Encourager et valoriser
Montrer son soutien dans le travail accompli, encourager et féliciter est essentiel. Pour cela, instaurer un feedback régulier est un signe fort de reconnaissance. On montre qu’on est attentif à l’autre et qu’on s’investit pour son développement.
Au-delà du feedback formel, il est important de consommer, sans trop de modération, les petites “choses” du quotidien qu’on ne pense pas suffisamment à dire et qui sont pourtant si appréciables : des mots simples formulés au détour d’un échange, d’un chat, dans un mail - un “bravo”, “super” ou un “merci”… Et pourquoi pas également, à une époque où l’on se filme comme on like une photo, adresser une courte vidéo enregistrée sur le pouce pour soutenir un projet, une initiative, une action.
Favoriser la coopération
Les environnements sont de plus en plus complexes et mouvants. En faisant appel à l’intelligence collective, on facilite le partage des compétences et des connaissances et on stimule la créativité.

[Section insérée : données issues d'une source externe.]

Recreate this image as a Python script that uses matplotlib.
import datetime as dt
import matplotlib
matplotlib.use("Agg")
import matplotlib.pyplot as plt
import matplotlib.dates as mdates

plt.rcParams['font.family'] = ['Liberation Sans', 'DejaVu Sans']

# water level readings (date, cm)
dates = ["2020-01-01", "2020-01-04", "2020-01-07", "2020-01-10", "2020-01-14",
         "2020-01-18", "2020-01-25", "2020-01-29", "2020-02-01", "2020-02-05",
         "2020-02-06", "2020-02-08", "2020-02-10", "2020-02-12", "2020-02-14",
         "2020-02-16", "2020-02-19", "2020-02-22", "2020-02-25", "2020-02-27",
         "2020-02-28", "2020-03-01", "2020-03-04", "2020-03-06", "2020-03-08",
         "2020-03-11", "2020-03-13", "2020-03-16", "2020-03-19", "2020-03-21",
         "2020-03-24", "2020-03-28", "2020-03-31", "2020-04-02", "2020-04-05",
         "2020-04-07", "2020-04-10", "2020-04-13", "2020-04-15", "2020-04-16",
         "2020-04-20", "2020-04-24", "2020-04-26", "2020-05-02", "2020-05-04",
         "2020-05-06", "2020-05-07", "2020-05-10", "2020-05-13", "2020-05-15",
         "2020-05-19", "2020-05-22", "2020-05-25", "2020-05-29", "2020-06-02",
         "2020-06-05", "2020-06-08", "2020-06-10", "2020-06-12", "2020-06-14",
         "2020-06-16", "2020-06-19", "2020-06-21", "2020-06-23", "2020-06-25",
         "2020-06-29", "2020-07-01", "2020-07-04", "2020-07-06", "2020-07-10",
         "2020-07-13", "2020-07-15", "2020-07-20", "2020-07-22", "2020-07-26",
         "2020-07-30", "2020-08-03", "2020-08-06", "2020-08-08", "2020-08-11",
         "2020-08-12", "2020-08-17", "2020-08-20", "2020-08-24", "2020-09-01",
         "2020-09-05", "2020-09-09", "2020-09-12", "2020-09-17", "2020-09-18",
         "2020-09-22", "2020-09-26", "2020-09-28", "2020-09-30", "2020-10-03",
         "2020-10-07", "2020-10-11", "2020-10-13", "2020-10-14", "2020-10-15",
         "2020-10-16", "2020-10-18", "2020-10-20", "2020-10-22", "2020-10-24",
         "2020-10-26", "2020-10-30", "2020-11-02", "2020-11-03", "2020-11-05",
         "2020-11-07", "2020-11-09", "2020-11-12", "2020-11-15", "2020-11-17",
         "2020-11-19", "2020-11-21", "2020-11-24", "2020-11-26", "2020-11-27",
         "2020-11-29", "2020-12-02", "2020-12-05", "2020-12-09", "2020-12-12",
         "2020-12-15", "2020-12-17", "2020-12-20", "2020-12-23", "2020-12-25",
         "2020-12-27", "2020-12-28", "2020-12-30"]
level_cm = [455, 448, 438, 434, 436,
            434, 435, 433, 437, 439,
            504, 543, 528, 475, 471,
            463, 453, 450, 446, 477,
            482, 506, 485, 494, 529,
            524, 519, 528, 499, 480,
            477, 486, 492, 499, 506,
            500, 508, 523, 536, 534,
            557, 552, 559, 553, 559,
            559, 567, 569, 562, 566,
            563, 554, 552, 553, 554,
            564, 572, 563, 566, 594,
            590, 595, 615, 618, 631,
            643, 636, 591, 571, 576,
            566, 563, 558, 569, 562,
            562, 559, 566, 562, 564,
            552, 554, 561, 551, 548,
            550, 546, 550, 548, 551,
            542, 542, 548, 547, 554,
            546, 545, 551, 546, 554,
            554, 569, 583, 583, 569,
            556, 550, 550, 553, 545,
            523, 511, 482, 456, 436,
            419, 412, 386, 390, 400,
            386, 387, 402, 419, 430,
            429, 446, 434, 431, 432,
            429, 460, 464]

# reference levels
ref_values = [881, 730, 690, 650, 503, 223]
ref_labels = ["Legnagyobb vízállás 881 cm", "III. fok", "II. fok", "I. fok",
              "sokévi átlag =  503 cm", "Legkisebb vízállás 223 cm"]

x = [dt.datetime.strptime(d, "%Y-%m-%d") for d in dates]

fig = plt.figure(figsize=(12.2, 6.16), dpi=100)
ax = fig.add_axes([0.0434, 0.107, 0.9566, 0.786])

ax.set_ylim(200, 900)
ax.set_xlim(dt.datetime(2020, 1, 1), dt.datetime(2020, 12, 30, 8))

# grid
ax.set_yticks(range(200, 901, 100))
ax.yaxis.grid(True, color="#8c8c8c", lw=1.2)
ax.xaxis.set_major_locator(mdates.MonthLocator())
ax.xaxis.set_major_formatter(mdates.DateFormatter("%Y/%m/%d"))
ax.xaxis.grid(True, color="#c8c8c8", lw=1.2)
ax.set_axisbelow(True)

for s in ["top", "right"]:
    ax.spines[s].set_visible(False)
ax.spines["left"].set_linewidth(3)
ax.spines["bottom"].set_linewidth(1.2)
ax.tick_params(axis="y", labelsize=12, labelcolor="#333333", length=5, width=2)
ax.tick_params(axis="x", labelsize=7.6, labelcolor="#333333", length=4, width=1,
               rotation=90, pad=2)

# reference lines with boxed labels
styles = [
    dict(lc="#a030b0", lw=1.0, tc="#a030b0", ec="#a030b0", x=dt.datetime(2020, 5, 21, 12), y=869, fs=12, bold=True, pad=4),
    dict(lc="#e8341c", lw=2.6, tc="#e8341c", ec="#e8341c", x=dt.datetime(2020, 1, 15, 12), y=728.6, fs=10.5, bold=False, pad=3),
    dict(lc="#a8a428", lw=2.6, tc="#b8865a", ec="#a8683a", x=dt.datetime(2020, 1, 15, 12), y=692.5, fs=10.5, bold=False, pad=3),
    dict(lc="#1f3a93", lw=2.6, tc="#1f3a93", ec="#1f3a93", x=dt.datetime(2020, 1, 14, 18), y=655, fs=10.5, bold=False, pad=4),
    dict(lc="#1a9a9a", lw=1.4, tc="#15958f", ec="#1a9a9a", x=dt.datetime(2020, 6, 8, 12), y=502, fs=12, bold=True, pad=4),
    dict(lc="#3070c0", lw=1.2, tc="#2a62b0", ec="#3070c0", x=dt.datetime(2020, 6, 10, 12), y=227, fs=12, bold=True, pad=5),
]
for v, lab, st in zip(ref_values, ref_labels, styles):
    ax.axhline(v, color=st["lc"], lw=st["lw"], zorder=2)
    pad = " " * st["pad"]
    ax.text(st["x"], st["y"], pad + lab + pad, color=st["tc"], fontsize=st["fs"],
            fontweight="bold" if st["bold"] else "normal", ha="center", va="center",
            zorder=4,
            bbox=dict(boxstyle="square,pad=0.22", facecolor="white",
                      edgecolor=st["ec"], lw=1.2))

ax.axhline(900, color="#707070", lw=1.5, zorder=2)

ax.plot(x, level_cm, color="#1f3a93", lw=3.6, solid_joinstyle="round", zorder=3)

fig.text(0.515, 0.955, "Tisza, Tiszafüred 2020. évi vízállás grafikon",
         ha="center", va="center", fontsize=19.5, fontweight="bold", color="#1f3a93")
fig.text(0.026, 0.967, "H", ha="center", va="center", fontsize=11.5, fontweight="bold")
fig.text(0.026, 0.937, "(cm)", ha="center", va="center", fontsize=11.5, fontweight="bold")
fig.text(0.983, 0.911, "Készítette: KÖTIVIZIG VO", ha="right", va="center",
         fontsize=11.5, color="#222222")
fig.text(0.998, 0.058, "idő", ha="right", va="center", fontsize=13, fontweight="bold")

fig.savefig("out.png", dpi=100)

Pour le manager, l’enjeu est de créer les conditions propices à l’intelligence collective. Pour cela, il doit tout d’abord montrer l’intérêt à travailler ensemble plutôt que seul en y donnant du sens et en favorisant la reconnaissance du collectif. Il doit veiller, ensuite, à créer des espaces temps et lieu pour démultiplier les interactions. Il lui faut, enfin, montrer l’exemple en développant des postures d’ouverture et d’empathie, en s’impliquant dans les projets et en laissant la possibilité, aux autres, de s’impliquer dans les siens.
Aligner les paroles et les actes
Difficile d’être engagé quand les actes ne sont pas en phase avec les discours. Car l’engagement est un sentiment fort, personnel, mêlé de fierté et de confiance. Alors si le disque est rayé, que la mélodie est en décalage avec la musique, ces sentiments peuvent s'évanouir aussi vite qu’ils se sont formés.
Faire ce qu’on dit et dire ce qu’on fait, mais aussi porter, par ses actes et ses paroles, les valeurs et les postures qu’on revendique est donc primordial. Une vigilance de chaque instant même pour les managers les plus authentiques, car nul n’est à l’abri de ses propres dissonances cognitives. Une fois de plus, la clé pour s’améliorer sur ce point réside dans la capacité à s’auto-observer et à demander du feedback.
Ainsi en cette période de rentrée, il est particulièrement important d'être vigilant à la jauge d'énergie individuelle et collective pour s'assurer une fin d'année réussie. Un réflexe que tout manager devrait être capable d'adopter et qui repose sur 3 ingrédients clés : la capacité à s'auto-observer, à se remettre en question et à se renouveler.